A bill that originally had nothing to do with school vouchers now has the potential to reallocate tens of thousands of public dollars to private services for students with disabilities.

The proposal, which passed the House Education Administration and Planning Committee on Tuesday, asked only to change the deadline for a report on conflict resolution to the state education commissioner.

But Rep. Roger Kane amended his bill last week so it expands eligibility for a program allowing some students with special needs to use public school funding toward private schools or services. Under his proposal, 13,000 more students could use the school choice program, increasing the total number of eligible students to 33,000 students statewide.

The amendment adds students with “developmental delays” or multiple disabilities to the Individualized Education Act, which passed in 2015 and went into effect in January.
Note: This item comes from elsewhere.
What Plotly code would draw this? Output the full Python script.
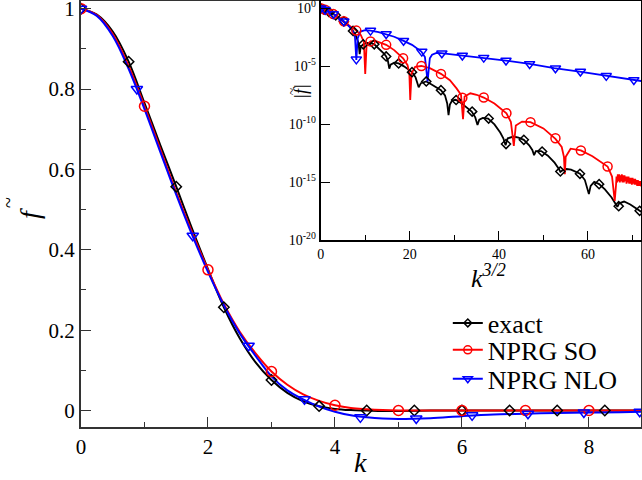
import plotly.graph_objects as go

# ---------------- main panel data (k, f~) ----------------
k_line = [0, 0.25, 0.5, 0.75, 1.0, 1.25, 1.5, 1.75, 2.0, 2.25, 2.5, 2.75, 3.0, 3.25, 3.5,
          3.75, 4.0, 4.25, 4.5, 4.75, 5.0, 5.5, 6.0, 6.5, 7.0, 7.5, 8.0, 8.5, 8.82]
exact_line = [1.000, 0.985, 0.943, 0.868, 0.765, 0.660, 0.557, 0.452, 0.352, 0.257, 0.180, 0.120,
              0.076, 0.044, 0.023, 0.011, 0.004, 0.001, 0.0, -0.001, -0.001, 0, 0, 0, 0, 0, 0, 0, 0]
so_line = [1.000, 0.984, 0.937, 0.857, 0.757, 0.650, 0.543, 0.443, 0.350, 0.265, 0.196, 0.142,
           0.097, 0.064, 0.040, 0.024, 0.013, 0.006, 0.003, 0.001, 0.0, 0, 0, 0, 0, 0, 0, 0, 0]
nlo_line = [1.000, 0.982, 0.932, 0.850, 0.750, 0.643, 0.537, 0.437, 0.345, 0.262, 0.192, 0.136,
            0.085, 0.050, 0.028, 0.010, -0.003, -0.012, -0.017, -0.020, -0.021, -0.019, -0.014,
            -0.010, -0.008, -0.006, -0.005, -0.004, -0.003]

k_exact_pts = [0, 0.75, 1.5, 2.25, 3.0, 3.75, 4.5, 5.25, 6.0, 6.75, 7.5, 8.25]
exact_pts = [1.0, 0.868, 0.557, 0.257, 0.076, 0.011, 0.0, 0.0, 0.0, 0.0, 0.0, 0.0]
k_so_pts = [0, 1, 2, 3, 4, 5, 6, 7, 8]
so_pts = [1.0, 0.757, 0.350, 0.097, 0.013, 0.0, 0.0, 0.0, 0.0]
k_nlo_pts = [0, 0.88, 1.76, 2.64, 3.52, 4.40, 5.28, 6.16, 7.04, 7.92, 8.80]
nlo_pts = [1.0, 0.80, 0.435, 0.161, 0.028, -0.017, -0.020, -0.012, -0.008, -0.005, -0.003]

# ---------------- inset data (k^{3/2}, log10 |f~|) ----------------
ins_exact_x = [0, 0.65, 1.84, 3.38, 5.2, 6.3, 7.26, 8.0, 8.5, 8.75, 9.0, 9.55, 10.5, 11.3, 12.03,
               13.2, 14.2, 14.7, 15.1, 15.4, 15.7, 16.5, 17.5, 18.7, 19.7, 20.5, 21.3, 22.0, 22.5,
               23.7, 24.8, 26.0, 27.0, 27.9, 28.4, 28.7, 29.0, 29.5, 30.3, 31.5, 32.8, 33.9, 34.7,
               35.2, 35.6, 36.4, 37.6, 39.0, 40.3, 41.0, 41.5, 42.0, 43.3, 44.4, 45.6, 46.8, 47.5,
               47.9, 48.3, 49.5, 51.0, 52.5, 53.4, 53.8, 54.3, 55.2, 56.2, 58.2, 59.3, 59.9, 60.2,
               60.6, 61.4, 62.5, 63.8, 65.3, 66.3, 66.6, 67.0, 68.1, 69.5, 71.6, 72.0]
ins_exact_log = [0, -0.1, -0.3, -0.6, -1.12, -1.5, -1.95, -2.45, -3.0, -3.95, -3.3, -3.1, -2.98, -3.0,
                 -3.1, -3.5, -3.9, -4.15, -4.55, -5.2, -4.85, -4.68, -4.75, -5.0, -5.25, -5.5, -5.95,
                 -6.8, -6.45, -6.3, -6.55, -6.85, -7.05, -7.5, -8.2, -9.2, -8.3, -7.95, -7.88, -8.15,
                 -8.55, -8.9, -9.4, -10.05, -9.6, -9.45, -9.5, -10.0, -10.7, -11.2, -11.8, -11.2,
                 -11.05, -11.15, -11.33, -11.8, -12.2, -12.65, -12.3, -12.3, -12.7, -13.3, -13.8,
                 -14.1, -13.95, -13.85, -13.9, -14.26, -14.8, -15.5, -16.0, -15.3, -14.95, -15.15,
                 -15.6, -16.3, -16.9, -17.1, -16.8, -16.65, -16.9, -17.45, -17.55]

ins_so_x = [0, 1, 2.83, 5.2, 6.5, 8.0, 9.0, 9.7, 10.0, 10.3, 11.18, 12.3, 14.7, 16.5, 18.5, 19.5,
            19.9, 20.1, 20.4, 21.2, 22.6, 24.5, 27.0, 29.0, 30.5, 31.5, 31.95, 32.3, 33.6, 35.0,
            36.6, 39.0, 41.7, 42.7, 43.35, 43.8, 45.2, 47.1, 50.0, 52.7, 54.1, 54.6, 54.8, 55.0,
            56.1, 58.4, 61.0, 64.4, 65.4, 66.0, 66.3,
            66.40, 66.55, 66.70, 66.85, 67.00, 67.15, 67.30, 67.45, 67.60, 67.75, 67.90, 68.05,
            68.20, 68.35, 68.50, 68.65, 68.80, 68.95, 69.10, 69.25, 69.40, 69.55, 69.70, 69.85,
            70.00, 70.15, 70.30, 70.45, 70.60, 70.75, 70.90, 71.05, 71.20, 71.35, 71.50, 71.65,
            71.80, 71.95]
ins_so_log = [0, -0.13, -0.5, -1.12, -1.5, -1.92, -2.3, -2.9, -5.65, -3.2, -2.85, -2.8, -3.15, -3.6,
              -4.3, -4.9, -5.6, -7.9, -5.6, -5.05, -4.97, -5.15, -5.65, -6.2, -6.9, -7.45, -9.55,
              -7.6, -7.32, -7.45, -7.69, -8.2, -9.04, -9.8, -11.85, -10.1, -9.76, -9.81, -10.35,
              -11.25, -11.95, -12.8, -14.3, -12.8, -12.1, -12.25, -12.75, -13.63, -14.5, -16.6,
              -15.2,
              -14.5, -15.0, -14.3, -14.9, -14.3, -15.0, -14.4, -14.9, -14.3, -15.0, -14.4, -15.0,
              -14.4, -14.9, -14.5, -15.1, -14.5, -15.0, -14.5, -15.1, -14.6, -15.1, -14.6, -15.2,
              -14.6, -15.1, -14.7, -15.2, -14.7, -15.2, -14.8, -15.3, -14.8, -15.3, -14.9, -15.3,
              -14.9, -15.35]

ins_nlo_x = [0, 1, 2.83, 5.2, 6.5, 7.3, 7.7, 8.0, 8.3, 8.9, 10.0, 11.18, 13.0, 14.7, 16.5, 18.5,
             20.5, 22.6, 23.4, 24.0, 24.5, 25.0, 26.0, 27.0, 31.6, 36.5, 41.6, 46.9, 52.4, 58.1,
             64.0, 70.1, 72.0]
ins_nlo_log = [0, -0.13, -0.5, -1.12, -1.6, -2.05, -2.5, -4.45, -2.6, -2.0, -1.88, -1.92, -2.05,
               -2.22, -2.45, -2.78, -3.15, -3.73, -4.2, -6.3, -4.3, -4.0, -3.85, -3.87, -4.07,
               -4.25, -4.5, -4.79, -5.16, -5.45, -5.82, -6.17, -6.27]

ins_exact_px = [0, 0.65, 1.84, 3.38, 5.2, 7.26, 9.55, 12.03, 14.7, 17.5, 20.5, 23.7, 27.0, 30.4,
                34.0, 37.7, 41.6, 45.6, 49.7, 53.8, 58.2, 62.5, 66.9, 71.6]
ins_exact_plog = [0, -0.1, -0.3, -0.6, -1.12, -1.95, -3.1, -3.1, -4.15, -4.75, -5.5, -6.3, -7.05,
                  -7.9, -8.9, -9.5, -11.7, -11.33, -12.34, -14.06, -14.26, -15.15, -17.05, -17.45]
ins_so_px = [0, 1, 2.83, 5.2, 8.0, 11.18, 14.7, 18.5, 22.6, 27.0, 31.8, 36.6, 41.7, 47.1, 52.7,
             58.4, 64.4]
ins_so_plog = [0, -0.13, -0.5, -1.12, -1.92, -2.85, -3.15, -4.3, -4.97, -5.65, -7.7, -7.69, -9.04,
               -9.81, -11.2, -12.25, -13.63]
ins_nlo_px = [0, 1, 2.83, 5.2, 8.0, 11.18, 14.7, 18.6, 22.7, 27.2, 31.8, 36.6, 41.6, 46.9, 52.7,
              58.3, 64.1, 70.3]
ins_nlo_plog = [0, -0.13, -0.5, -1.12, -4.4, -1.92, -2.22, -2.79, -3.73, -3.87, -4.07, -4.25, -4.5,
                -4.79, -5.16, -5.45, -5.82, -6.17]

names = ["exact", "NPRG SO", "NPRG NLO"]
colors = ["#000000", "#ff0000", "#0000ff"]
symbols = ["diamond-open", "circle-open", "triangle-down-open"]
msizes = [8, 10, 10]
legend_ids = ["legend", "legend2", "legend3"]

FONT = "Liberation Serif"

fig = go.Figure()

main_lines = [(k_line, exact_line), (k_line, so_line), (k_line, nlo_line)]
main_pts = [(k_exact_pts, exact_pts), (k_so_pts, so_pts), (k_nlo_pts, nlo_pts)]
ins_lines = [(ins_exact_x, ins_exact_log), (ins_so_x, ins_so_log), (ins_nlo_x, ins_nlo_log)]
ins_pts = [(ins_exact_px, ins_exact_plog), (ins_so_px, ins_so_plog), (ins_nlo_px, ins_nlo_plog)]

for i in range(3):
    lx, ly = main_lines[i]
    fig.add_trace(go.Scatter(x=lx, y=ly, mode="lines", line=dict(color=colors[i], width=2, shape="spline"),
                             showlegend=False, hoverinfo="skip"))
for i in range(3):
    px_, py_ = main_pts[i]
    fig.add_trace(go.Scatter(x=px_, y=py_, mode="markers",
                             marker=dict(symbol=symbols[i], size=msizes[i], color=colors[i],
                                         line=dict(color=colors[i], width=1.5)),
                             showlegend=False))
# legend entries (one legend box per series so spacing can match)
for i in range(3):
    fig.add_trace(go.Scatter(x=[None], y=[None], mode="lines+markers", name=names[i],
                             legend=legend_ids[i],
                             line=dict(color=colors[i], width=2),
                             marker=dict(symbol=symbols[i], size=msizes[i] - 2, color=colors[i],
                                         line=dict(color=colors[i], width=1.5))))

# inset
for i in range(3):
    lx, ly = ins_lines[i]
    fig.add_trace(go.Scatter(x=lx, y=[10 ** v for v in ly], mode="lines",
                             line=dict(color=colors[i], width=1.8),
                             xaxis="x2", yaxis="y2", showlegend=False, hoverinfo="skip"))
for i in range(3):
    px_, py_ = ins_pts[i]
    fig.add_trace(go.Scatter(x=px_, y=[10 ** v for v in py_], mode="markers",
                             marker=dict(symbol=symbols[i], size=msizes[i] - 1, color=colors[i],
                                         line=dict(color=colors[i], width=1.5)),
                             xaxis="x2", yaxis="y2", showlegend=False))

W, H = 642, 480
ml, mr, mt, mb = 81, 1, 1, 53


def leg(yc):
    return dict(x=0.655, y=yc, xanchor="left", yanchor="middle", bgcolor="rgba(0,0,0,0)",
                font=dict(family=FONT, size=26), itemwidth=30)


def px(xp, yp):
    # figure pixel -> paper fraction of the plot area
    return (xp - ml) / (W - ml - mr), (H - mb - yp) / (H - mt - mb)


fx, fy = px(29, 214)
tx, ty = px(8, 203)
ix, iy = px(301, 92)
itx, ity = px(292, 92)
kx, ky = px(360, 463)
k2x, k2y = px(488, 276)

fig.update_layout(
    width=W, height=H, autosize=False,
    margin=dict(l=ml, r=mr, t=mt, b=mb, pad=0, autoexpand=False),
    paper_bgcolor="white", plot_bgcolor="white",
    font=dict(family=FONT, size=21, color="black"),
    xaxis=dict(range=[0, 8.82], tickvals=[0, 2, 4, 6, 8], ticktext=["0", "2", "4", "6", "8"],
               ticks="inside", ticklen=10, tickwidth=1.2, tickcolor="#333", automargin=False,
               ticklabeloverflow="allow",
               minor=dict(ticks="inside", ticklen=5, dtick=1, tick0=0, tickcolor="#333", tickwidth=1.2),
               showline=True, linecolor="#333", linewidth=2, mirror=True,
               showgrid=False, zeroline=False, tickfont=dict(size=21)),
    yaxis=dict(range=[-0.041, 1.019], tickvals=[0, 0.2, 0.4, 0.6, 0.8, 1.0],
               ticktext=["0", "0.2", "0.4", "0.6", "0.8", "1"], automargin=False,
               ticklabeloverflow="allow",
               ticks="inside", ticklen=10, tickwidth=1.2, tickcolor="#333",
               minor=dict(ticks="inside", ticklen=5, dtick=0.1, tick0=0, tickcolor="#333", tickwidth=1.2),
               showline=True, linecolor="#333", linewidth=2, mirror=True,
               showgrid=False, zeroline=False, tickfont=dict(size=21)),
    xaxis2=dict(domain=[0.428, 1.0], anchor="y2", range=[0, 71.9], automargin=False,
                tickvals=[0, 20, 40, 60], ticktext=["0", "20", "40", "60"],
                ticklabeloverflow="allow",
                ticks="inside", ticklen=9, tickwidth=1.2, tickcolor="black",
                minor=dict(ticks="inside", ticklen=5, dtick=10, tick0=0, tickcolor="black", tickwidth=1.2),
                showline=True, linecolor="black", linewidth=2, mirror=True,
                showgrid=False, zeroline=False, tickfont=dict(size=14)),
    yaxis2=dict(domain=[0.438, 1.0], anchor="x2", type="log", range=[-20, 0.63], automargin=False,
                tickvals=[1, 1e-5, 1e-10, 1e-15, 1e-20],
                ticktext=["10<sup>0</sup>", "10<sup>-5</sup>", "10<sup>-10</sup>",
                          "10<sup>-15</sup>", "10<sup>-20</sup>"],
                ticklabeloverflow="allow",
                ticks="inside", ticklen=9, tickwidth=1.2, tickcolor="black",
                showline=True, linecolor="black", linewidth=2, mirror=True,
                showgrid=False, zeroline=False, tickfont=dict(size=14)),
    legend=leg(0.244),
    legend2=leg(0.181),
    legend3=leg(0.113),
    annotations=[
        dict(text="<i>k</i>", x=kx, y=ky, xref="paper", yref="paper", showarrow=False,
             xanchor="center", yanchor="middle", font=dict(size=28)),
        dict(text="<i>f</i>", x=fx, y=fy, xref="paper", yref="paper", showarrow=False,
             xanchor="center", yanchor="middle", textangle=-90, font=dict(size=28)),
        dict(text="~", x=tx, y=ty, xref="paper", yref="paper", showarrow=False,
             xanchor="center", yanchor="middle", textangle=-90, font=dict(size=20)),
        dict(text="<i>k</i><sup><i>3/2</i></sup>", x=k2x, y=k2y, xref="paper", yref="paper",
             showarrow=False, xanchor="center", yanchor="middle", font=dict(size=26)),
        dict(text="<i>|f|</i>", x=ix, y=iy, xref="paper", yref="paper", showarrow=False,
             xanchor="center", yanchor="middle", textangle=-90, font=dict(size=18)),
        dict(text="~", x=itx, y=ity, xref="paper", yref="paper", showarrow=False,
             xanchor="center", yanchor="middle", textangle=-90, font=dict(size=13)),
    ],
)

fig.write_html("out.html", config={"displayModeBar": False},
               post_script="document.body.style.margin='0';")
The program is currently available to students with autism, deaf-blindness, hearing impairments, and other intellectual and physical disabilities.

Kane, a Knoxville Republican, said that expanding the program will allow more parents to be in “the driver’s seat” of their child’s education.

“What better program do you have than when a parent is totally engaged in the process, getting his child the treatment he needs?” he said.

The Tennessee General Assembly Fiscal Review Committee has not yet calculated the cost of the proposal, and there was little discussion about the potential price tag in Tuesday’s committee meeting.

But the Tennessee Department of Education predicts that participation would continue to be low, even with the expansion. For a combination of reasons, only 35 students have participated so far. Families who elect to participate must waive rights and protections granted under the federal Individuals with Disabilities Education Act, which mandates that all students receive a “free and appropriate” public education, even if they are disabled.

It’s not the first attempt this year to expand the program. A Senate proposal to allow students currently attending private school to participate was derailed because of the potential cost to local school systems.

The bill now goes to the House Finance Committee. The Senate version is scheduled for a vote Wednesday in the Senate Education Committee, which is chaired by co-sponsor Dolores Gresham, a Republican from Somerville.